Alex Cejas, a father at Florida Christian School, runs Applied Fiber Concepts, a body armor company. The Miami Herald reports that he outfitted his own kids with the soft armor backpack plates, which weigh under a pound, and made a deal to offer them to other interested families. The school is offering the backpacks to interested parents for $120.
According to the Herald, the panels won’t stop rifle fire, but can protect against handgun fire.
“It’s just a tool,” George Gulla, the school’s head of security told the Herald. “I’d rather be prepared for the worst than be stuck after saying ‘Wow, I wish we would’ve done that.’”
Students at the school are already drilled to carry their backpacks in front of their chest in the event of an active shooter. Last year, as Gulla was running through a safety drill with parents Cejas, was intrigued. Cejas, who founded Hialeah-based Applied Fiber Concepts, slipped one of the soft armor plates he makes into his two kids’ backpacks.
“While books and stuff in your backpack may stop a bullet, they’re not designed to,” Cejas told the Herald. “I wouldn’t bet my life on it.”

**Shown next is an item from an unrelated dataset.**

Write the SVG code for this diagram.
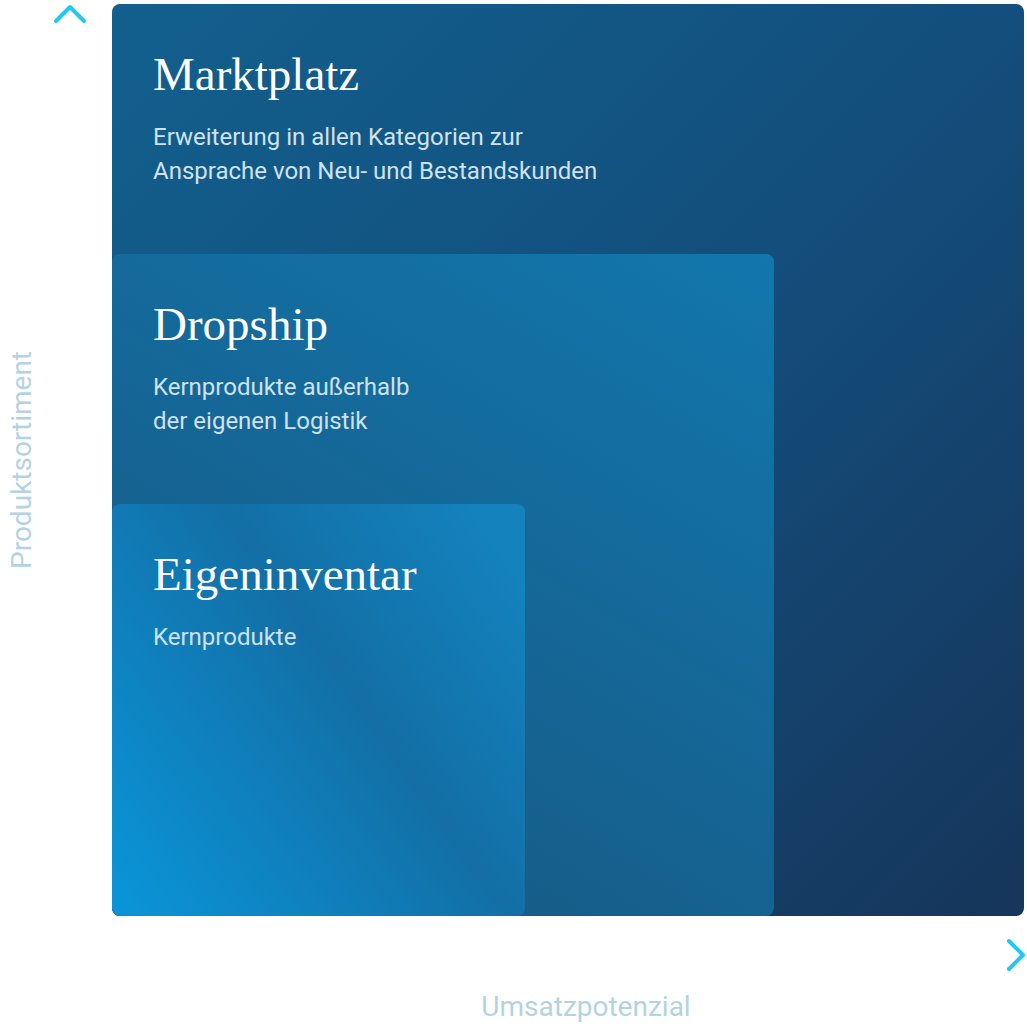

The reaction has been mostly positive, he said.
Other body armor companies also sell armored backpacks. After Sandy Hook, the founder of body armor company Bullet Blocker told Marketplace sales rose from 20 backpacks a week to around 10,000.
What’s new here, though, is the partnership with the Miami school. They’re not bought by the school, like the bulletproof whiteboards a Minnesota school board purchased for their district, but parents can print their order form off the Florida Christian’s website and send it to school with their kids.